** BEGIN **

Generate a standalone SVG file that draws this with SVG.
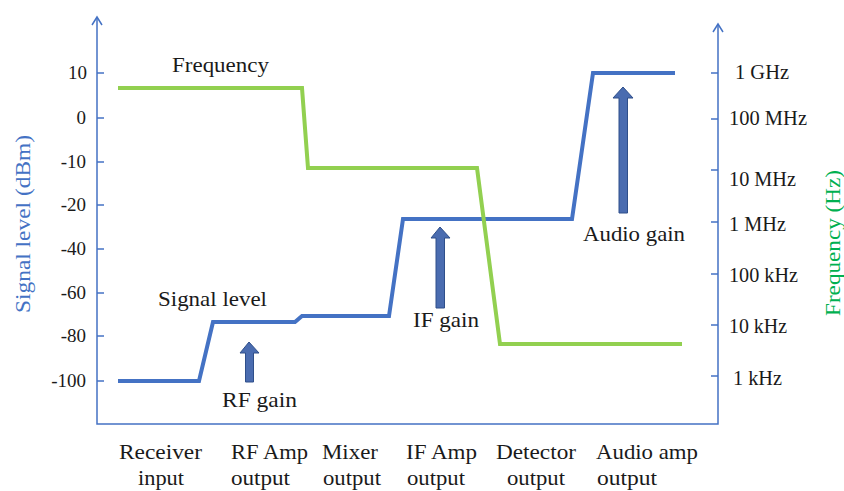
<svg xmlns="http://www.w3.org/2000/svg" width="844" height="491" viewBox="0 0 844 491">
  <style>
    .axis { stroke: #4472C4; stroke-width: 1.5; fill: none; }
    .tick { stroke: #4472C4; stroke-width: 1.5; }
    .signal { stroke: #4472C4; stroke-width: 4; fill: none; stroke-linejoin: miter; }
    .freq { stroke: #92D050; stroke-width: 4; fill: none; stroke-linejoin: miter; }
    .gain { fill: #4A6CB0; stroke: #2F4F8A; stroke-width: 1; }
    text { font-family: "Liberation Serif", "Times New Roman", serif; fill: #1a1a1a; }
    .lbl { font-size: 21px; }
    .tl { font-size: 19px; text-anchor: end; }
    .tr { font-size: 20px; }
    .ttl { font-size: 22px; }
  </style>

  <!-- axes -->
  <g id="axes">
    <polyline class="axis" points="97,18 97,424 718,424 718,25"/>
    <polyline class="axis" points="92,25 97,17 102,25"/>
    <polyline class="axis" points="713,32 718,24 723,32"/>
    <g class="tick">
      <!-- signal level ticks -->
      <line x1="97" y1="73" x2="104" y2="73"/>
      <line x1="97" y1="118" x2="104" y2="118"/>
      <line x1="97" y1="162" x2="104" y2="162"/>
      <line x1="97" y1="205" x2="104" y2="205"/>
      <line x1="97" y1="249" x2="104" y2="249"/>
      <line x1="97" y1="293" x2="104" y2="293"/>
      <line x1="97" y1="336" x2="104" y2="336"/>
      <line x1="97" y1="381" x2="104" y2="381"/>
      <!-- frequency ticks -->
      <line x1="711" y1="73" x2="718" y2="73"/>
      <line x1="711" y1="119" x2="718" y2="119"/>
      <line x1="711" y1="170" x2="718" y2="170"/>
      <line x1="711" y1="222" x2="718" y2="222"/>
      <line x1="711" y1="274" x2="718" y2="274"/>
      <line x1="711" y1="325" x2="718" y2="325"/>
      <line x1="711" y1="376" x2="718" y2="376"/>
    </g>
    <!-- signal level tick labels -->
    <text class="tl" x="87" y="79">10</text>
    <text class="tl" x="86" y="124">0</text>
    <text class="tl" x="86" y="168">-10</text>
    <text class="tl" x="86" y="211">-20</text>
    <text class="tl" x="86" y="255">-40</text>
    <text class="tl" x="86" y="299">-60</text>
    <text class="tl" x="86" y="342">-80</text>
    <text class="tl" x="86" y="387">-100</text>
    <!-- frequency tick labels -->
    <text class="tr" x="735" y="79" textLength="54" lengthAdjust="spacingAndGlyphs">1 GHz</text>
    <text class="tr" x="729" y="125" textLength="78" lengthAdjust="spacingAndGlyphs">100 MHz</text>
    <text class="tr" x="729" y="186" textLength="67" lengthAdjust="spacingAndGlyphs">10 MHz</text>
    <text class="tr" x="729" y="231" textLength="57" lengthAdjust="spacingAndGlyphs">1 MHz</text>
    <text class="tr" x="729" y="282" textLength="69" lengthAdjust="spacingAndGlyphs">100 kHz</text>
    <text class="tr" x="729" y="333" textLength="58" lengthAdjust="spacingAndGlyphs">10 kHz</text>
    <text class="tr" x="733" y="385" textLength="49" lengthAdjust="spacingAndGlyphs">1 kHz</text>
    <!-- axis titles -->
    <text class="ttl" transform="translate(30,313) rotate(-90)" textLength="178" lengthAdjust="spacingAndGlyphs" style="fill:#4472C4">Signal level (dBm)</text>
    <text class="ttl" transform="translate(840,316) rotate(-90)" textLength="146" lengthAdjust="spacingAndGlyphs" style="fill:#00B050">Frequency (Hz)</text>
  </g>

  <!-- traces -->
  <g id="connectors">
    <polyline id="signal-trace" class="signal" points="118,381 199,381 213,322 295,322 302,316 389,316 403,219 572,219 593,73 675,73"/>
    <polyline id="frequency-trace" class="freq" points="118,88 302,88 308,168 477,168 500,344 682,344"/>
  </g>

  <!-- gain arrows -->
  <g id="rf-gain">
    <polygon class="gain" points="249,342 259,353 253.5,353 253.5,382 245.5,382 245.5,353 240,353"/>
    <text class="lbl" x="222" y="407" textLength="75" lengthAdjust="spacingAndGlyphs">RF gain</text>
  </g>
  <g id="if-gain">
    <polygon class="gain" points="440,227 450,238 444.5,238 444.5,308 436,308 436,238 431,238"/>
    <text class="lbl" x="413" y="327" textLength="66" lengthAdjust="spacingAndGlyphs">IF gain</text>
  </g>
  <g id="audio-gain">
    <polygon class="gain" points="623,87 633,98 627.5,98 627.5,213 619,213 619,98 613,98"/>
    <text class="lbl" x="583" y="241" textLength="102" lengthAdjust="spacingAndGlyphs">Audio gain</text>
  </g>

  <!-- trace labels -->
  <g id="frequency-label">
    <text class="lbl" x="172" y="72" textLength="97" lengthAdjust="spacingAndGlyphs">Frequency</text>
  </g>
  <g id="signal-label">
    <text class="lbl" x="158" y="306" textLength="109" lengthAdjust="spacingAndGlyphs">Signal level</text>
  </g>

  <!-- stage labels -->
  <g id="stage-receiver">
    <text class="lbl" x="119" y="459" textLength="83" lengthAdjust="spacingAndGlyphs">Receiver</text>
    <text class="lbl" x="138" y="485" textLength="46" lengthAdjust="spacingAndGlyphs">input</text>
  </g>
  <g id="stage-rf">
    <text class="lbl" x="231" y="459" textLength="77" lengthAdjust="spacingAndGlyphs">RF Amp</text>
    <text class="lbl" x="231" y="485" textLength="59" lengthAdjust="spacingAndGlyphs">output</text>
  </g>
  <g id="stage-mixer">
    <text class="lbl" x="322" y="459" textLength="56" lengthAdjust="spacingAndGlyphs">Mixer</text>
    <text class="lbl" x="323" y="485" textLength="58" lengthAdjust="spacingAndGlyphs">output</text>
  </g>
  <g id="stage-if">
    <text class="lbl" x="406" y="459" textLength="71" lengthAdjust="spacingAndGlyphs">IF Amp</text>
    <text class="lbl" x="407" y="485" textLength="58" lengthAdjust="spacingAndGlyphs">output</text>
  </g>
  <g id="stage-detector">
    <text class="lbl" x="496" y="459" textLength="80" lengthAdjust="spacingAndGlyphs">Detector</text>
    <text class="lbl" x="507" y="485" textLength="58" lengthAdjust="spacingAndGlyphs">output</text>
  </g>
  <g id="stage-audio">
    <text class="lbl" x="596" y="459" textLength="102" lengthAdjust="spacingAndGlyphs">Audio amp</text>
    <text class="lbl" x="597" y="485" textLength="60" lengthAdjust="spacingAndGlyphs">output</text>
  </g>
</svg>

** END **

WRITTEN EXERCISE –
Do not copy the pictures, but repeat every line exactly.

EXERCISE SOLUTION –
Generate a standalone SVG file that draws this with SVG.
<svg xmlns="http://www.w3.org/2000/svg" width="844" height="491" viewBox="0 0 844 491">
  <style>
    .axis { stroke: #4472C4; stroke-width: 1.5; fill: none; }
    .tick { stroke: #4472C4; stroke-width: 1.5; }
    .signal { stroke: #4472C4; stroke-width: 4; fill: none; stroke-linejoin: miter; }
    .freq { stroke: #92D050; stroke-width: 4; fill: none; stroke-linejoin: miter; }
    .gain { fill: #4A6CB0; stroke: #2F4F8A; stroke-width: 1; }
    text { font-family: "Liberation Serif", "Times New Roman", serif; fill: #1a1a1a; }
    .lbl { font-size: 21px; }
    .tl { font-size: 19px; text-anchor: end; }
    .tr { font-size: 20px; }
    .ttl { font-size: 22px; }
  </style>

  <!-- axes -->
  <g id="axes">
    <polyline class="axis" points="97,18 97,424 718,424 718,25"/>
    <polyline class="axis" points="92,25 97,17 102,25"/>
    <polyline class="axis" points="713,32 718,24 723,32"/>
    <g class="tick">
      <!-- signal level ticks -->
      <line x1="97" y1="73" x2="104" y2="73"/>
      <line x1="97" y1="118" x2="104" y2="118"/>
      <line x1="97" y1="162" x2="104" y2="162"/>
      <line x1="97" y1="205" x2="104" y2="205"/>
      <line x1="97" y1="249" x2="104" y2="249"/>
      <line x1="97" y1="293" x2="104" y2="293"/>
      <line x1="97" y1="336" x2="104" y2="336"/>
      <line x1="97" y1="381" x2="104" y2="381"/>
      <!-- frequency ticks -->
      <line x1="711" y1="73" x2="718" y2="73"/>
      <line x1="711" y1="119" x2="718" y2="119"/>
      <line x1="711" y1="170" x2="718" y2="170"/>
      <line x1="711" y1="222" x2="718" y2="222"/>
      <line x1="711" y1="274" x2="718" y2="274"/>
      <line x1="711" y1="325" x2="718" y2="325"/>
      <line x1="711" y1="376" x2="718" y2="376"/>
    </g>
    <!-- signal level tick labels -->
    <text class="tl" x="87" y="79">10</text>
    <text class="tl" x="86" y="124">0</text>
    <text class="tl" x="86" y="168">-10</text>
    <text class="tl" x="86" y="211">-20</text>
    <text class="tl" x="86" y="255">-40</text>
    <text class="tl" x="86" y="299">-60</text>
    <text class="tl" x="86" y="342">-80</text>
    <text class="tl" x="86" y="387">-100</text>
    <!-- frequency tick labels -->
    <text class="tr" x="735" y="79" textLength="54" lengthAdjust="spacingAndGlyphs">1 GHz</text>
    <text class="tr" x="729" y="125" textLength="78" lengthAdjust="spacingAndGlyphs">100 MHz</text>
    <text class="tr" x="729" y="186" textLength="67" lengthAdjust="spacingAndGlyphs">10 MHz</text>
    <text class="tr" x="729" y="231" textLength="57" lengthAdjust="spacingAndGlyphs">1 MHz</text>
    <text class="tr" x="729" y="282" textLength="69" lengthAdjust="spacingAndGlyphs">100 kHz</text>
    <text class="tr" x="729" y="333" textLength="58" lengthAdjust="spacingAndGlyphs">10 kHz</text>
    <text class="tr" x="733" y="385" textLength="49" lengthAdjust="spacingAndGlyphs">1 kHz</text>
    <!-- axis titles -->
    <text class="ttl" transform="translate(30,313) rotate(-90)" textLength="178" lengthAdjust="spacingAndGlyphs" style="fill:#4472C4">Signal level (dBm)</text>
    <text class="ttl" transform="translate(840,316) rotate(-90)" textLength="146" lengthAdjust="spacingAndGlyphs" style="fill:#00B050">Frequency (Hz)</text>
  </g>

  <!-- traces -->
  <g id="connectors">
    <polyline id="signal-trace" class="signal" points="118,381 199,381 213,322 295,322 302,316 389,316 403,219 572,219 593,73 675,73"/>
    <polyline id="frequency-trace" class="freq" points="118,88 302,88 308,168 477,168 500,344 682,344"/>
  </g>

  <!-- gain arrows -->
  <g id="rf-gain">
    <polygon class="gain" points="249,342 259,353 253.5,353 253.5,382 245.5,382 245.5,353 240,353"/>
    <text class="lbl" x="222" y="407" textLength="75" lengthAdjust="spacingAndGlyphs">RF gain</text>
  </g>
  <g id="if-gain">
    <polygon class="gain" points="440,227 450,238 444.5,238 444.5,308 436,308 436,238 431,238"/>
    <text class="lbl" x="413" y="327" textLength="66" lengthAdjust="spacingAndGlyphs">IF gain</text>
  </g>
  <g id="audio-gain">
    <polygon class="gain" points="623,87 633,98 627.5,98 627.5,213 619,213 619,98 613,98"/>
    <text class="lbl" x="583" y="241" textLength="102" lengthAdjust="spacingAndGlyphs">Audio gain</text>
  </g>

  <!-- trace labels -->
  <g id="frequency-label">
    <text class="lbl" x="172" y="72" textLength="97" lengthAdjust="spacingAndGlyphs">Frequency</text>
  </g>
  <g id="signal-label">
    <text class="lbl" x="158" y="306" textLength="109" lengthAdjust="spacingAndGlyphs">Signal level</text>
  </g>

  <!-- stage labels -->
  <g id="stage-receiver">
    <text class="lbl" x="119" y="459" textLength="83" lengthAdjust="spacingAndGlyphs">Receiver</text>
    <text class="lbl" x="138" y="485" textLength="46" lengthAdjust="spacingAndGlyphs">input</text>
  </g>
  <g id="stage-rf">
    <text class="lbl" x="231" y="459" textLength="77" lengthAdjust="spacingAndGlyphs">RF Amp</text>
    <text class="lbl" x="231" y="485" textLength="59" lengthAdjust="spacingAndGlyphs">output</text>
  </g>
  <g id="stage-mixer">
    <text class="lbl" x="322" y="459" textLength="56" lengthAdjust="spacingAndGlyphs">Mixer</text>
    <text class="lbl" x="323" y="485" textLength="58" lengthAdjust="spacingAndGlyphs">output</text>
  </g>
  <g id="stage-if">
    <text class="lbl" x="406" y="459" textLength="71" lengthAdjust="spacingAndGlyphs">IF Amp</text>
    <text class="lbl" x="407" y="485" textLength="58" lengthAdjust="spacingAndGlyphs">output</text>
  </g>
  <g id="stage-detector">
    <text class="lbl" x="496" y="459" textLength="80" lengthAdjust="spacingAndGlyphs">Detector</text>
    <text class="lbl" x="507" y="485" textLength="58" lengthAdjust="spacingAndGlyphs">output</text>
  </g>
  <g id="stage-audio">
    <text class="lbl" x="596" y="459" textLength="102" lengthAdjust="spacingAndGlyphs">Audio amp</text>
    <text class="lbl" x="597" y="485" textLength="60" lengthAdjust="spacingAndGlyphs">output</text>
  </g>
</svg>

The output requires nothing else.